§ REQUIRED WORK: Write out all lines holding the word "matplotlib".

* Begin *

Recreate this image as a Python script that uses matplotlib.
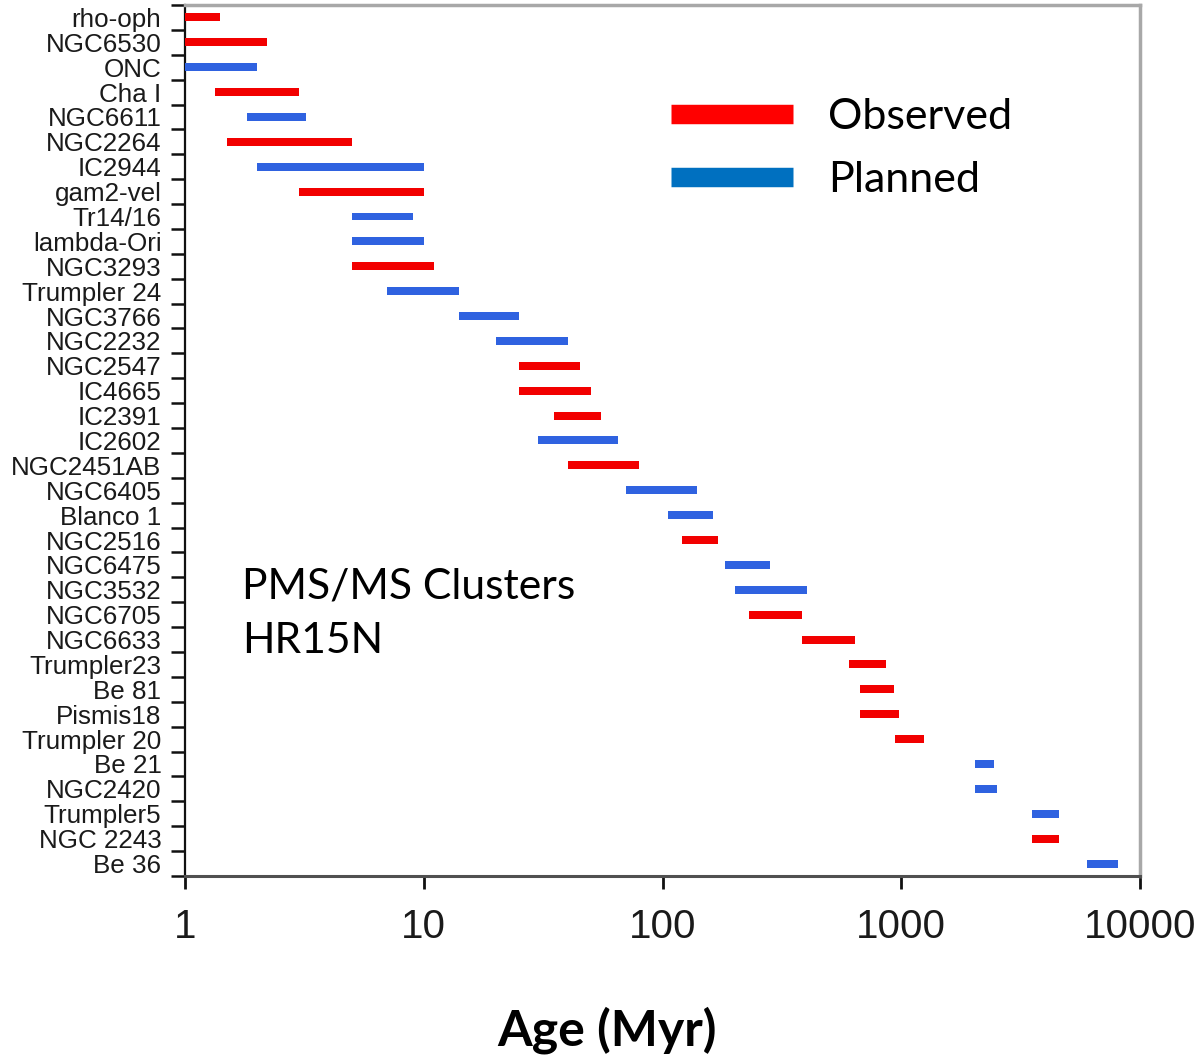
import matplotlib
matplotlib.use("Agg")
import matplotlib.pyplot as plt
from matplotlib.lines import Line2D

clusters = ["rho-oph", "NGC6530", "ONC", "Cha I", "NGC6611", "NGC2264", "IC2944",
            "gam2-vel", "Tr14/16", "lambda-Ori", "NGC3293", "Trumpler 24", "NGC3766",
            "NGC2232", "NGC2547", "IC4665", "IC2391", "IC2602", "NGC2451AB", "NGC6405",
            "Blanco 1", "NGC2516", "NGC6475", "NGC3532", "NGC6705", "NGC6633",
            "Trumpler23", "Be 81", "Pismis18", "Trumpler 20", "Be 21", "NGC2420",
            "Trumpler5", "NGC 2243", "Be 36"]
age_min = [1.0, 1.0, 1.0, 1.34, 1.82, 1.5, 2.0, 3.0, 5.0, 5.0, 5.0, 7.0, 14.0,
           20.0, 25.0, 25.0, 35.0, 30.0, 40.0, 70.0, 105.0, 121.0, 182.0, 202.0,
           231.0, 385.0, 606.0, 674.0, 674.0, 944.0, 2040.0, 2040.0, 3530.0, 3530.0, 6000.0]
age_max = [1.40, 2.2, 2.0, 3.0, 3.2, 5.0, 10.0, 10.0, 9.0, 10.0, 11.0, 14.0, 25.0,
           40.0, 45.0, 50.0, 55.0, 65.0, 80.0, 140.0, 163.0, 171.0, 283.0, 404.0,
           385.0, 642.0, 865.0, 935.0, 982.0, 1248.0, 2450.0, 2520.0, 4580.0, 4580.0, 8090.0]
status = ["Observed", "Observed", "Planned", "Observed", "Planned", "Observed", "Planned",
          "Observed", "Planned", "Planned", "Observed", "Planned", "Planned",
          "Planned", "Observed", "Observed", "Observed", "Planned", "Observed", "Planned",
          "Planned", "Observed", "Planned", "Planned", "Observed", "Observed",
          "Observed", "Observed", "Observed", "Observed", "Planned", "Planned",
          "Planned", "Observed", "Planned"]
xticks = [1, 10, 100, 1000, 10000]
xticklabels = ["1", "10", "100", "1000", "10000"]

bar_colors = {"Observed": "#F20000", "Planned": "#2F62E0"}
legend_colors = {"Observed": "#FF0000", "Planned": "#0070C0"}

fig = plt.figure(figsize=(12, 10.55), dpi=100)
ax = fig.add_axes([0.1542, 0.1697, 0.7958, 0.8256])

ypos = list(range(len(clusters)))
widths = [b - a for a, b in zip(age_min, age_max)]
ax.barh(ypos, widths, left=age_min, height=0.32,
        color=[bar_colors[s] for s in status], edgecolor="none", zorder=3)

ax.set_xscale("log")
ax.set_xlim(1, 10000)
ax.set_ylim(len(clusters) - 0.5, -0.5)
ax.set_xticks(xticks)
ax.set_xticklabels(xticklabels, fontsize=29, family="Liberation Sans", color="#1a1a1a")
ax.xaxis.set_minor_locator(matplotlib.ticker.NullLocator())
ax.tick_params(axis="x", direction="out", length=9, width=2, pad=14, color="#111111")

ax.set_yticks(ypos)
ax.set_yticklabels(clusters, fontsize=18.7, family="Liberation Sans", color="#1a1a1a")
ax.set_yticks([y + 0.5 for y in range(-1, len(clusters))], minor=True)
ax.tick_params(axis="y", which="major", length=0, pad=17)
ax.tick_params(axis="y", which="minor", direction="out", length=10, width=1.8, color="#111111")

for side in ("top", "right"):
    ax.spines[side].set_color("#A8A8A8")
    ax.spines[side].set_linewidth(2.5)
ax.spines["left"].set_color("#111111")
ax.spines["left"].set_linewidth(1.6)
ax.spines["bottom"].set_color("#505050")
ax.spines["bottom"].set_linewidth(2.2)

ax.set_xlabel("Age (Myr)", fontsize=36, family="Lato", fontweight="bold", va="center")
ax.xaxis.set_label_coords(0.442, -0.177)

ax.text(0.06, 0.301, "PMS/MS Clusters\nHR15N", transform=ax.transAxes,
        fontsize=30.7, family="Lato", va="center", ha="left", linespacing=1.55)

handles = [Line2D([0], [0], color=legend_colors[k], lw=14, solid_capstyle="butt")
           for k in ("Observed", "Planned")]
leg = ax.legend(handles, ["Observed", "Planned"], loc="upper left",
                bbox_to_anchor=(0.468, 0.938), frameon=False,
                prop={"family": "Lato", "size": 31}, handlelength=2.85,
                handletextpad=0.8, labelspacing=0.58)

fig.savefig("out.png", dpi=100)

* End *

§ RESULT OF THE TASK:
Recreate this image as a Python script that uses matplotlib.
import matplotlib
matplotlib.use("Agg")
import matplotlib.pyplot as plt
from matplotlib.lines import Line2D
ax.xaxis.set_minor_locator(matplotlib.ticker.NullLocator())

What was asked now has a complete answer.